[Entries with chart source code]
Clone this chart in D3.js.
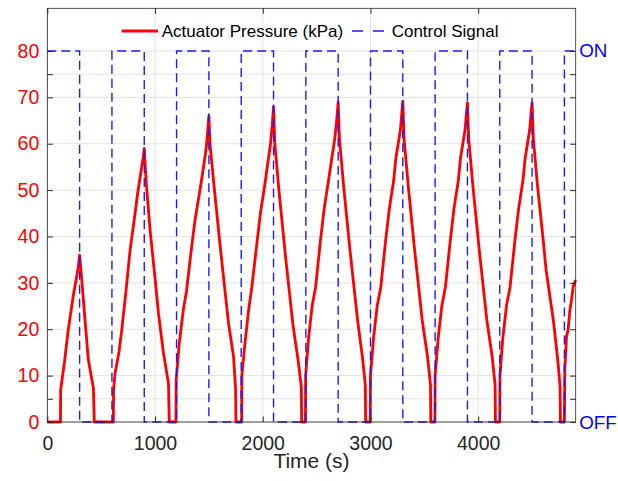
<!DOCTYPE html>
<html>
<head>
<meta charset="utf-8">
<script src="https://cdn.jsdelivr.net/npm/d3@7"></script>
<style>
    body { margin: 0; background: #fff; }
    svg { font-family: "Liberation Sans", Arial, Helvetica, sans-serif; }
</style>
</head>
<body>
<svg id="chart" width="618" height="481"></svg>
<script>
// axis ticks
const xTicks = [0, 1000, 2000, 3000, 4000];
const yTicks = [0, 5, 10, 20, 30, 40, 50, 60, 70, 75, 80];
const yLabelTicks = [0, 10, 20, 30, 40, 50, 60, 70, 80];
const signalLabels = ["OFF", "ON"];

// control signal, step after each time (1 = ON, 0 = OFF)
const signalTime  = [0, 300, 600, 900, 1200, 1500, 1800, 2100, 2400, 2700, 3000, 3300, 3600, 3900, 4200, 4500, 4800, 4905];
const signalState = [1, 0,   1,   0,   1,    0,    1,    0,    1,    0,    1,    0,    1,    0,    1,    0,    1,    1];

// actuator pressure (kPa), cycle by cycle
const pressureTime = [
    0, 122, 124, 160, 195, 242, 285, 300, 320, 350, 381, 428, 436,
    613, 615, 629, 666, 691, 731, 768, 815, 840, 870, 890, 900, 917, 954, 1000, 1032, 1078, 1125, 1132,
    1194, 1196, 1225, 1262, 1293, 1340, 1371, 1417, 1450, 1475, 1490, 1500, 1510, 1543, 1605, 1682, 1729, 1748, 1751,
    1804, 1806, 1835, 1868, 1898, 1943, 1978, 2018, 2048, 2072, 2088, 2100, 2112, 2150, 2210, 2280, 2330, 2358, 2361,
    2396, 2398, 2425, 2458, 2490, 2535, 2570, 2610, 2642, 2668, 2686, 2700, 2712, 2750, 2810, 2880, 2925, 2952, 2955,
    2998, 3000, 3028, 3062, 3095, 3140, 3175, 3215, 3236, 3254, 3278, 3292, 3300, 3312, 3350, 3410, 3480, 3530, 3557, 3560,
    3598, 3600, 3628, 3662, 3695, 3740, 3775, 3815, 3836, 3854, 3878, 3892, 3900, 3912, 3950, 4010, 4080, 4130, 4157, 4160,
    4200, 4202, 4228, 4262, 4295, 4340, 4375, 4415, 4436, 4454, 4478, 4492, 4500, 4512, 4550, 4600, 4630, 4700, 4740, 4760, 4763,
    4800, 4804, 4820, 4835, 4851, 4866, 4882, 4904
];
const pressureKPa = [
    0, 0, 7, 13, 20, 27.4, 33, 36, 30.6, 22, 13.4, 7.3, 0,
    0, 7, 10.5, 15.2, 19.8, 28.4, 37, 45, 49.6, 54, 57, 59, 52, 41.4, 31, 23.4, 14.9, 8.3, 0,
    0, 9, 17, 24.1, 28.4, 37.8, 43.5, 50, 55, 59, 63, 66, 60, 52, 37.8, 21.3, 14.1, 7, 0,
    0, 10, 17, 24, 29, 38, 45, 51, 56, 60, 64, 68, 60, 50, 36, 21, 13, 7.5, 0,
    0, 10, 18, 25, 29, 39, 46, 52, 57, 61, 65, 69, 61, 51, 37, 22, 14, 8, 0,
    0, 10, 18, 25, 29, 39, 46, 52, 57, 59.5, 63, 67, 69.2, 61, 51, 37, 22, 14, 8, 0,
    0, 10, 18, 25, 29, 39, 46, 52, 57, 59.5, 63, 67, 68.8, 61, 51, 37, 22, 14, 8, 0,
    0, 10, 18, 25, 29, 39, 46, 52, 57, 59.5, 63, 67, 68.8, 61, 51, 40, 32.8, 21.5, 13, 7.6, 0,
    0, 11.2, 18.4, 20, 24.1, 26.3, 29.2, 30.6
];

const margin = {top: 8.3, right: 42.3, bottom: 59, left: 47.3};
const W = 618, H = 481;
const w = W - margin.left - margin.right;
const h = H - margin.top - margin.bottom;

const axisGray = "#262626";
const gridGray = "#e3e3e3";

var svg = d3.select("#chart");
var g = svg.append("g")
    .attr("transform", "translate(" + margin.left + "," + margin.top + ")");

var x = d3.scaleLinear().domain([0, 4905]).range([0, w]);
var y = d3.scaleLinear().domain([0, 89.2]).range([h, 0]);
// right axis: ON sits at the same height as 80 kPa
var yR = d3.scaleLinear().domain([0, 89.2 / 80]).range([h, 0]);

// grid
g.append("g").selectAll("line")
    .data(xTicks)
    .enter().append("line")
    .attr("x1", d => x(d)).attr("x2", d => x(d))
    .attr("y1", 0).attr("y2", h)
    .attr("stroke", gridGray);
g.append("g").selectAll("line")
    .data(yTicks)
    .enter().append("line")
    .attr("x1", 0).attr("x2", w)
    .attr("y1", d => y(d)).attr("y2", d => y(d))
    .attr("stroke", gridGray);

// pressure
var pressure = pressureTime.map((t, i) => ({t: t, p: pressureKPa[i]}));
g.append("path")
    .datum(pressure)
    .attr("fill", "none")
    .attr("stroke", "#ff0000")
    .attr("stroke-width", 2.8)
    .attr("stroke-linejoin", "round")
    .attr("d", d3.line().x(d => x(d.t)).y(d => y(d.p)));

// control signal
var signal = signalTime.map((t, i) => ({t: t, s: signalState[i]}));
g.append("path")
    .datum(signal)
    .attr("fill", "none")
    .attr("stroke", "#1a1aff")
    .attr("stroke-width", 1.4)
    .attr("stroke-dasharray", "9,5")
    .attr("d", d3.line().curve(d3.curveStepAfter).x(d => x(d.t)).y(d => yR(d.s)));

// axes
function styleAxis(sel, color, size) {
    sel.select(".domain").remove();
    sel.selectAll(".tick line").attr("stroke", axisGray);
    sel.selectAll(".tick text")
        .attr("fill", color)
        .style("font-size", (size || 19.5) + "px");
}

g.append("g")
    .attr("transform", "translate(0," + h + ")")
    .call(d3.axisBottom(x).tickValues(xTicks).tickSize(-5.5).tickPadding(14)
        .tickFormat(d3.format("d")))
    .call(sel => styleAxis(sel, axisGray));

g.append("g")
    .call(d3.axisTop(x).tickValues(xTicks).tickSize(-5.5).tickFormat(""))
    .call(sel => styleAxis(sel, axisGray));

g.append("g")
    .call(d3.axisLeft(y).tickValues(yTicks).tickSize(-5.5).tickPadding(8)
        .tickFormat(d => yLabelTicks.includes(d) ? d : ""))
    .call(sel => styleAxis(sel, "#ff0000"));

g.append("g")
    .attr("transform", "translate(" + w + ",0)")
    .call(d3.axisRight(y).tickValues(yTicks).tickSize(-5.5).tickFormat(""))
    .call(sel => styleAxis(sel, axisGray));

g.append("g")
    .attr("transform", "translate(" + w + ",0)")
    .call(d3.axisRight(yR).tickValues([0, 1]).tickSize(0).tickPadding(3.5)
        .tickFormat(d => signalLabels[d]))
    .call(sel => styleAxis(sel, "#0000ff", 18.8));

// box
g.append("rect")
    .attr("width", w).attr("height", h)
    .attr("fill", "none")
    .attr("stroke", axisGray)
    .attr("stroke-width", 0.8);

// x label
g.append("text")
    .attr("x", w / 2)
    .attr("y", h + 46)
    .attr("text-anchor", "middle")
    .attr("fill", axisGray)
    .style("font-size", "21px")
    .text("Time (s)");

// legend
var leg = svg.append("g").attr("transform", "translate(0,31)");
leg.append("line")
    .attr("x1", 121.7).attr("x2", 158)
    .attr("stroke", "#ff0000").attr("stroke-width", 2.8);
leg.append("text")
    .attr("x", 161.7).attr("dy", "0.35em")
    .style("font-size", "17px")
    .attr("fill", "#000")
    .text("Actuator Pressure (kPa)");
leg.append("line")
    .attr("x1", 352).attr("x2", 384)
    .attr("stroke", "#1a1aff").attr("stroke-width", 1.4)
    .attr("stroke-dasharray", "11,10");
leg.append("text")
    .attr("x", 391.7).attr("dy", "0.35em")
    .style("font-size", "17px")
    .attr("fill", "#000")
    .text("Control Signal");
</script>
</body>
</html>
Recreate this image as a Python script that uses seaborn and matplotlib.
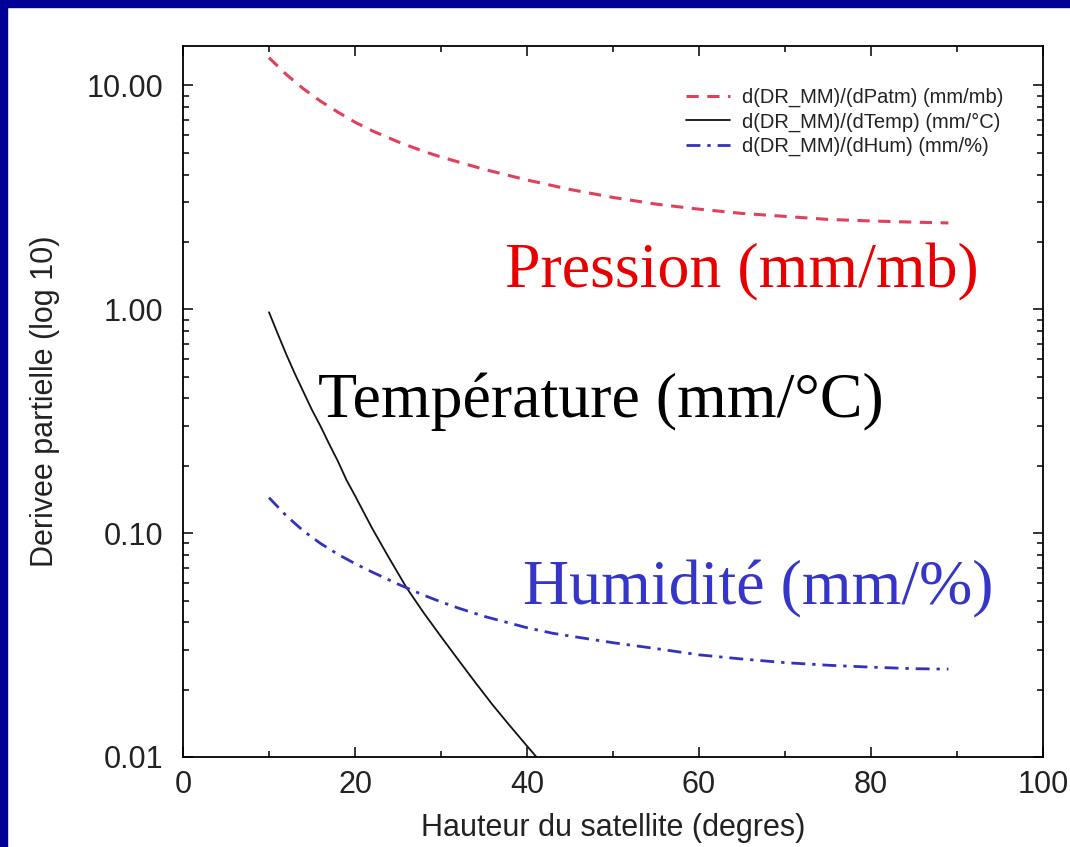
import matplotlib
matplotlib.use("Agg")
import matplotlib.pyplot as plt
import matplotlib.ticker as mticker
from matplotlib.patches import Rectangle
from matplotlib.lines import Line2D
import seaborn as sns
import pandas as pd

# ---- data ----
elev_p = [10, 12, 14, 16, 18, 20, 22, 25, 28, 30, 35, 40, 45, 50, 55, 60, 65, 70, 75, 80, 85, 89]
pression = [13.3, 11.2, 9.66, 8.5, 7.6, 6.85, 6.27, 5.6, 5.07, 4.79, 4.22, 3.78, 3.43, 3.16,
            2.95, 2.8, 2.68, 2.6, 2.52, 2.48, 2.45, 2.43]

elev_t = [10, 11, 12, 13, 14, 15, 16, 17, 18, 19, 20, 22, 24, 26, 28, 30, 32, 34, 36, 38, 40, 41.1]
temperature = [0.97, 0.78, 0.63, 0.516, 0.428, 0.355, 0.30, 0.25, 0.21, 0.173, 0.147, 0.105,
               0.077, 0.057, 0.044, 0.0345, 0.0272, 0.0215, 0.0171, 0.0138, 0.0112, 0.0100]

elev_h = [10, 12, 14, 16, 18, 20, 22, 25, 28, 30, 32, 35, 40, 43, 45, 50, 55, 60, 65, 70,
          75, 80, 85, 89]
humidite = [0.144, 0.1197, 0.1023, 0.0899, 0.0805, 0.0731, 0.067, 0.0592, 0.0528, 0.0493,
            0.0463, 0.0425, 0.0378, 0.0357, 0.0347, 0.0324, 0.0305, 0.0286, 0.0274, 0.0264,
            0.0257, 0.0252, 0.0248, 0.0247]

legend_labels = ["d(DR_MM)/(dPatm) (mm/mb)", "d(DR_MM)/(dTemp) (mm/°C)", "d(DR_MM)/(dHum) (mm/%)"]
annot_labels = ["Pression (mm/mb)", "Température (mm/°C)", "Humidité (mm/%)"]
y_ticks = [0.01, 0.1, 1, 10]
x_ticks = [0, 20, 40, 60, 80, 100]

sns.set_theme(style="ticks")
plt.rcParams["font.family"] = ["Liberation Sans", "DejaVu Sans"]

fig = plt.figure(figsize=(10.7, 8.47), dpi=100)
fig.patch.set_facecolor("white")
ax = fig.add_axes([183 / 1070, 1 - 757 / 847, 860 / 1070, 711 / 847])

red_c = "#e0405a"
blk_c = "#111111"
blu_c = "#3232c0"
red_dash = [4, 2.8]
blu_dash = [5, 2.5, 1.2, 2.5]

df_p = pd.DataFrame({"x": elev_p, "y": pression})
df_t = pd.DataFrame({"x": elev_t, "y": temperature})
df_h = pd.DataFrame({"x": elev_h, "y": humidite})

sns.lineplot(data=df_p, x="x", y="y", ax=ax, color=red_c, linewidth=2.2, sort=True)
sns.lineplot(data=df_t, x="x", y="y", ax=ax, color=blk_c, linewidth=1.3, sort=True)
sns.lineplot(data=df_h, x="x", y="y", ax=ax, color=blu_c, linewidth=2.0, sort=True)
ax.lines[0].set_dashes(red_dash)
ax.lines[2].set_dashes(blu_dash)
for ln in ax.lines:
    ln.set_solid_joinstyle("round")
    ln.set_dash_joinstyle("round")

ax.set_yscale("log")
ax.set_xlim(0, 100)
ax.set_ylim(0.01, 15)
ax.set_xticks(x_ticks)
ax.xaxis.set_minor_locator(mticker.MultipleLocator(10))
ax.set_yticks(y_ticks)
ax.yaxis.set_major_formatter(mticker.FuncFormatter(lambda v, p: f"{v:.2f}"))
ax.yaxis.set_minor_locator(mticker.LogLocator(base=10, subs=range(2, 10)))
ax.yaxis.set_minor_formatter(mticker.NullFormatter())

ax.tick_params(which="both", direction="in", top=True, right=True, color="black", width=1.1)
ax.tick_params(which="major", length=7.5)
ax.tick_params(which="minor", length=4)
ax.tick_params(axis="x", which="major", labelsize=22, pad=9, labelcolor="#222222")
ax.tick_params(axis="y", which="major", labelsize=22, pad=14, labelcolor="#222222")
for s in ax.spines.values():
    s.set_color("black")
    s.set_linewidth(1.3)

ax.set_xlabel("Hauteur du satellite (degres)", fontsize=22, color="#222222", labelpad=10)
ax.set_ylabel("Derivee partielle (log 10)", fontsize=22, color="#222222", labelpad=19)

handles = [Line2D([], [], color=red_c, linewidth=2.2, dashes=red_dash),
           Line2D([], [], color=blk_c, linewidth=1.3),
           Line2D([], [], color=blu_c, linewidth=2.0, dashes=blu_dash)]
ax.legend(handles, legend_labels, loc="upper left",
          bbox_to_anchor=((686 - 183) / 860, 1 - (88 - 46) / 711),
          frameon=False, fontsize=14.5, handlelength=2.2, handletextpad=0.6, labelspacing=0.25,
          borderpad=0, borderaxespad=0, labelcolor="#222222")

serif = ["Liberation Serif", "DejaVu Serif"]
ax.text((742 - 183) / 860, 1 - (287 - 46) / 711, annot_labels[0], transform=ax.transAxes,
        ha="center", va="baseline", fontsize=46, color="#e80000", family=serif)
ax.text((601 - 183) / 860, 1 - (417 - 46) / 711, annot_labels[1], transform=ax.transAxes,
        ha="center", va="baseline", fontsize=46, color="black", family=serif)
ax.text((758 - 183) / 860, 1 - (604 - 46) / 711, annot_labels[2], transform=ax.transAxes,
        ha="center", va="baseline", fontsize=46, color="#3535c8", family=serif)

# navy slide border (top and left)
navy = "#000099"
fig.patches.append(Rectangle((0, 1 - 7 / 847), 1, 7 / 847, transform=fig.transFigure,
                             color=navy, zorder=10))
fig.patches.append(Rectangle((0, 0), 7 / 1070, 1, transform=fig.transFigure,
                             color=navy, zorder=10))

fig.savefig("out.png", dpi=100)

= Task directions =
Keep the pictures out, and extract only the lines that begin at the one containing "Recreate this image" and end at the one containing "2.95, 2.8, 2.68, 2.6, 2.52, 2.48, 2.45, 2.43]", inclusive.

= Completed exercise =
Recreate this image as a Python script that uses seaborn and matplotlib.
import matplotlib
matplotlib.use("Agg")
import matplotlib.pyplot as plt
import matplotlib.ticker as mticker
from matplotlib.patches import Rectangle
from matplotlib.lines import Line2D
import seaborn as sns
import pandas as pd

# ---- data ----
elev_p = [10, 12, 14, 16, 18, 20, 22, 25, 28, 30, 35, 40, 45, 50, 55, 60, 65, 70, 75, 80, 85, 89]
pression = [13.3, 11.2, 9.66, 8.5, 7.6, 6.85, 6.27, 5.6, 5.07, 4.79, 4.22, 3.78, 3.43, 3.16,
            2.95, 2.8, 2.68, 2.6, 2.52, 2.48, 2.45, 2.43]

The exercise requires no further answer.